#### [Exercise requirements]
What is the number of lines in the data holding the word "page"? Give that number by itself.

#### [Data excerpt]

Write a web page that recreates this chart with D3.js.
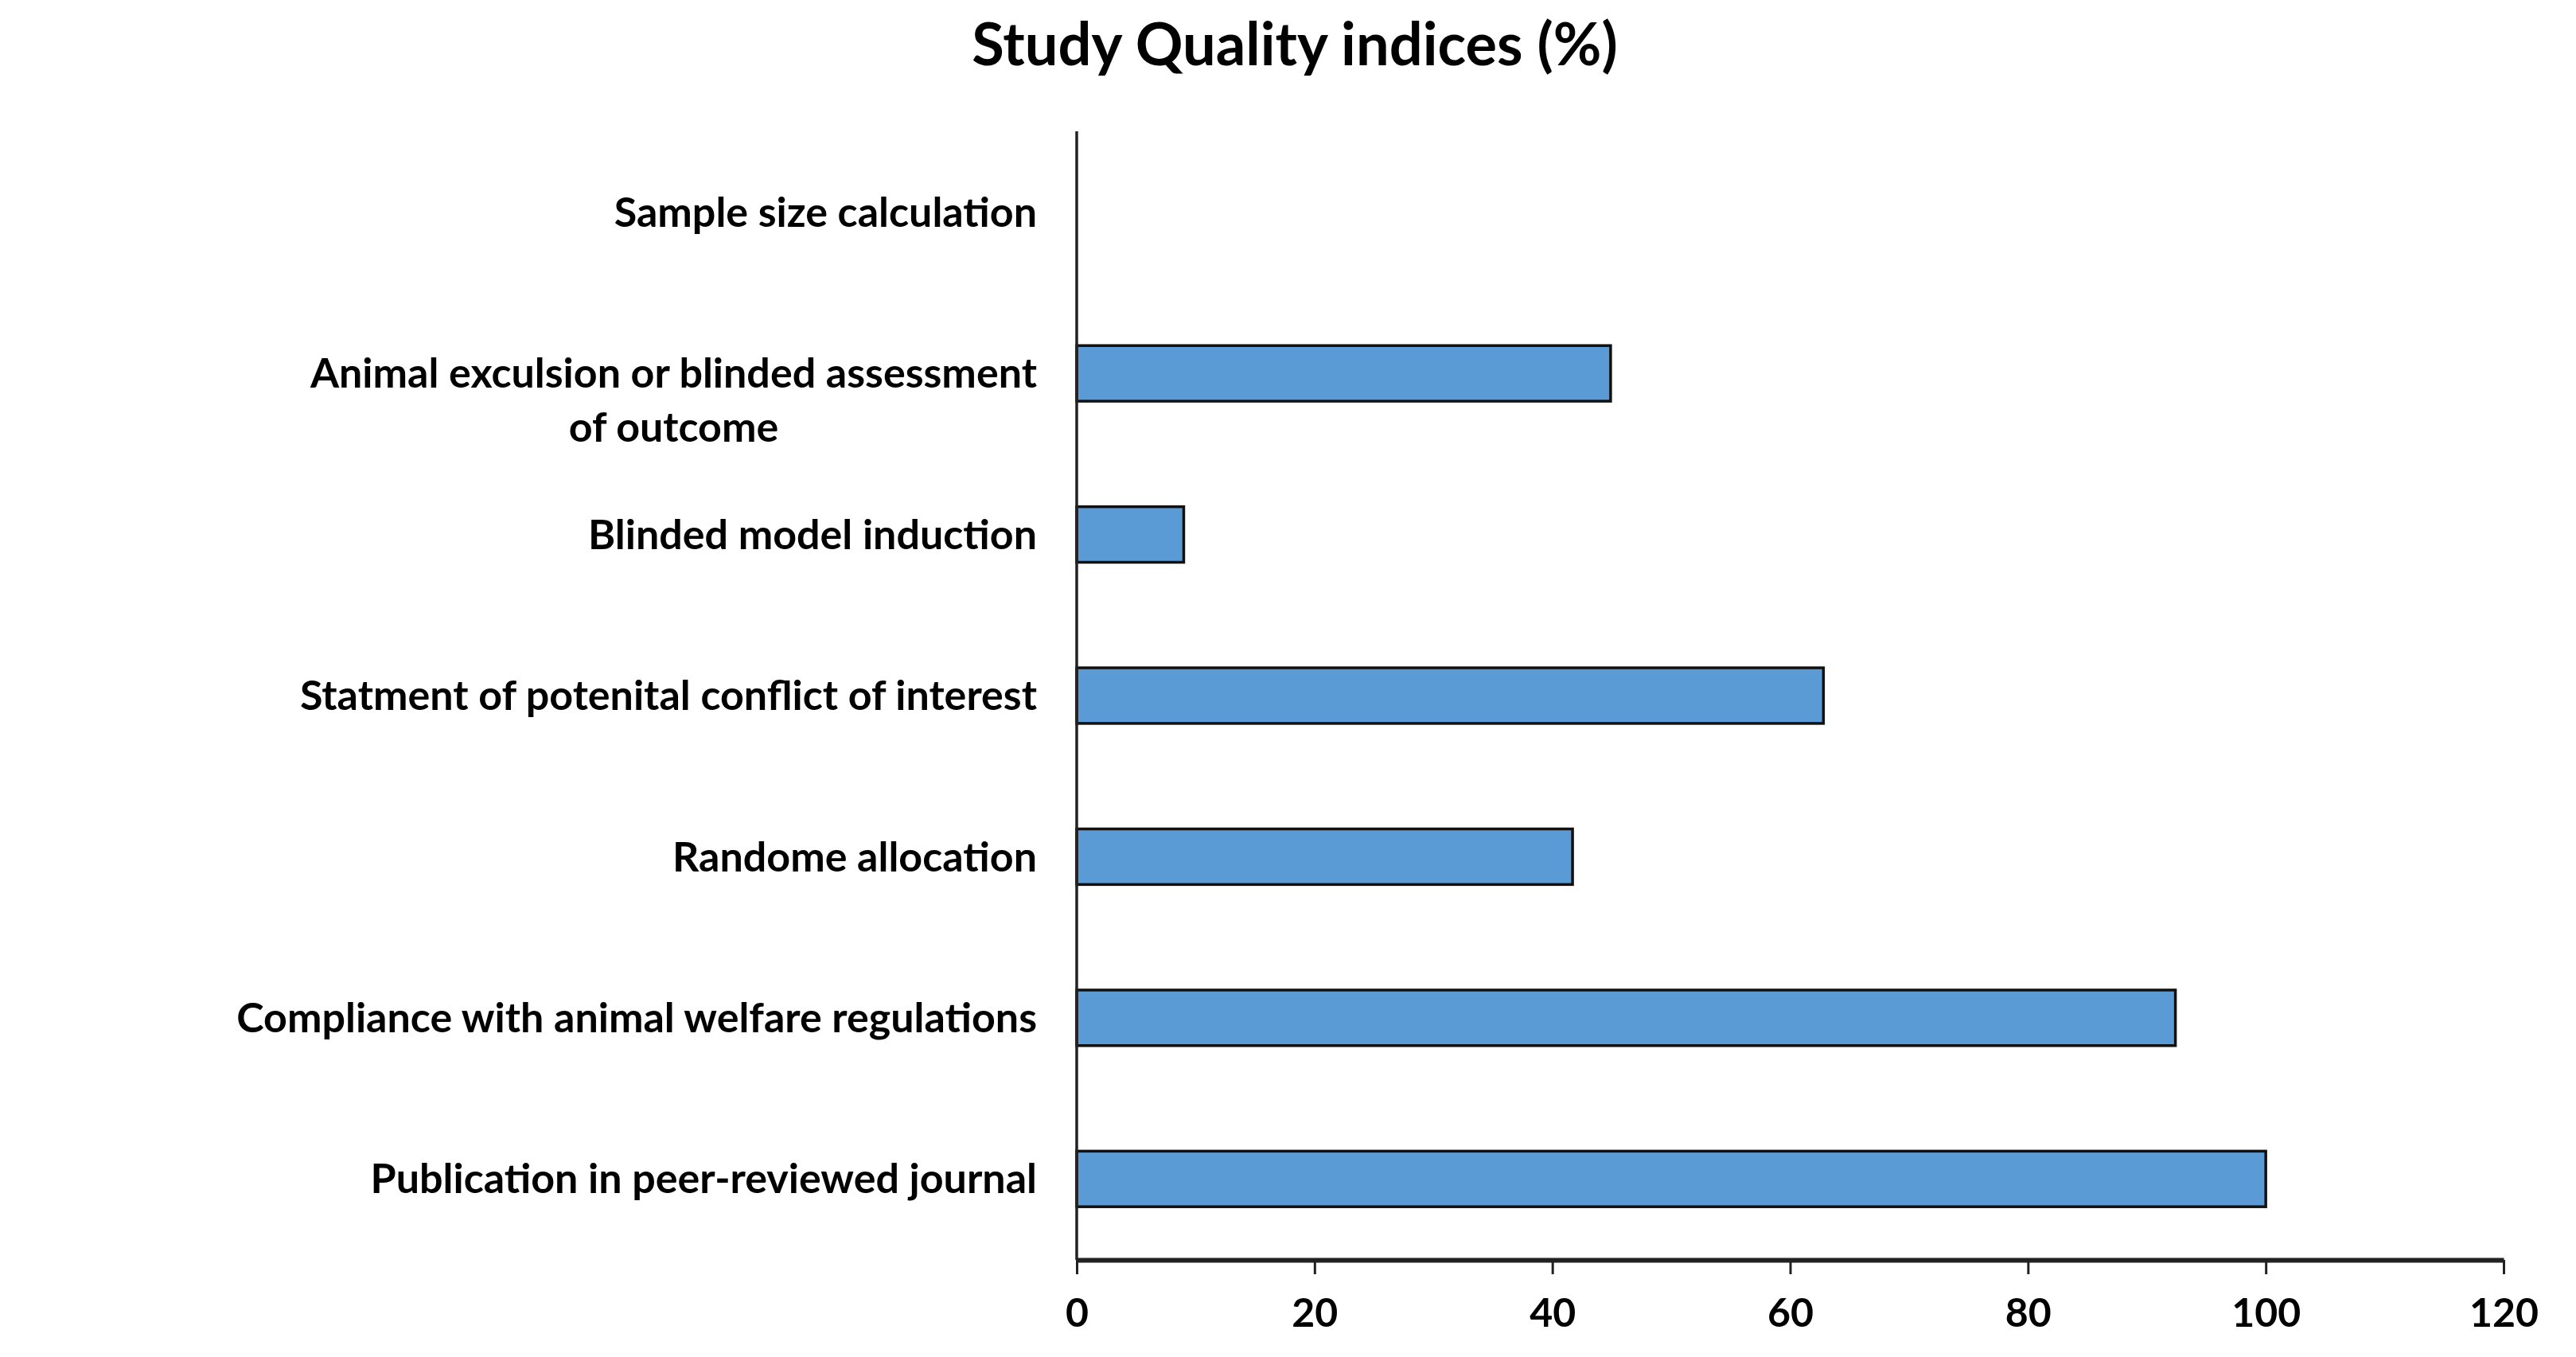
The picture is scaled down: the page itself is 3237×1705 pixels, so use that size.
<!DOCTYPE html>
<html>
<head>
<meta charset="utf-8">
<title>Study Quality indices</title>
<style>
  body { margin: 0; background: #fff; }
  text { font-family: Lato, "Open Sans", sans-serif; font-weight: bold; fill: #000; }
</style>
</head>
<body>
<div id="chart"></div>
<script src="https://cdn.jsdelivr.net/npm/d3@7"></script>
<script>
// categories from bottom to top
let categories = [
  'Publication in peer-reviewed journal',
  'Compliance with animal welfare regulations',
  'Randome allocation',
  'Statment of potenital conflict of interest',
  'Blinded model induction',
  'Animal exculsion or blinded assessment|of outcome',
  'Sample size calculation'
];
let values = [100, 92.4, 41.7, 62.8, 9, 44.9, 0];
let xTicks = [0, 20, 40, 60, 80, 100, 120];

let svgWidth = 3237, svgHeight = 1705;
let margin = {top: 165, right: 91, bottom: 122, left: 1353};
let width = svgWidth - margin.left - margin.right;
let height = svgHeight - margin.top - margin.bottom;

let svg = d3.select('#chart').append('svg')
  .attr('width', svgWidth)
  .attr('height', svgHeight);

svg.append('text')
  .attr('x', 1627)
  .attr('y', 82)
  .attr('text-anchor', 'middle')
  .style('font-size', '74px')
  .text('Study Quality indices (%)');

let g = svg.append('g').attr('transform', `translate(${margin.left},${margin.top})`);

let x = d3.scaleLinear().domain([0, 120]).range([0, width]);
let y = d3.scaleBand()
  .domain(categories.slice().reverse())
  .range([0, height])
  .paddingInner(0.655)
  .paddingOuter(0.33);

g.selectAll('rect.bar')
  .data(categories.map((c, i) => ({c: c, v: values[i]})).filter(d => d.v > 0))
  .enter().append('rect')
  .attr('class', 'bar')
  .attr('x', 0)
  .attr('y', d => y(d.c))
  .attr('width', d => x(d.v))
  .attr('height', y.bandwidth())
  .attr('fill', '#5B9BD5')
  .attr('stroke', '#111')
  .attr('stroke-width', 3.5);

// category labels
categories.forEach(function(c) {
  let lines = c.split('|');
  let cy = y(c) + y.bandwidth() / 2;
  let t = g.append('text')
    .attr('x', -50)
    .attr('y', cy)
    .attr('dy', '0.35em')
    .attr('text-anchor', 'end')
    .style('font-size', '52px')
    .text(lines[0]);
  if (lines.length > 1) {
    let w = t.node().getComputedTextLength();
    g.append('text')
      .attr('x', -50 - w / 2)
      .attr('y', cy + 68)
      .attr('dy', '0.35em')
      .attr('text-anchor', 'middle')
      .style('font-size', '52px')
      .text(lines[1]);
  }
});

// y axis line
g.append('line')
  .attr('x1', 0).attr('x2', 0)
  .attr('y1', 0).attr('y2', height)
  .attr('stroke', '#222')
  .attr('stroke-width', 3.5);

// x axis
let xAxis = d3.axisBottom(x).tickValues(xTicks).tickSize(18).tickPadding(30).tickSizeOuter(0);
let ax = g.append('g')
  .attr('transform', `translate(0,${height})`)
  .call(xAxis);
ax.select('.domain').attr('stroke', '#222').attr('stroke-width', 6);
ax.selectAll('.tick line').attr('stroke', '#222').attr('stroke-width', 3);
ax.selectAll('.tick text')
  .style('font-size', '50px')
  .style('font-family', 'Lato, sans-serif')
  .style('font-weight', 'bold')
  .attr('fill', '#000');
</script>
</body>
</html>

#### [Written response]
2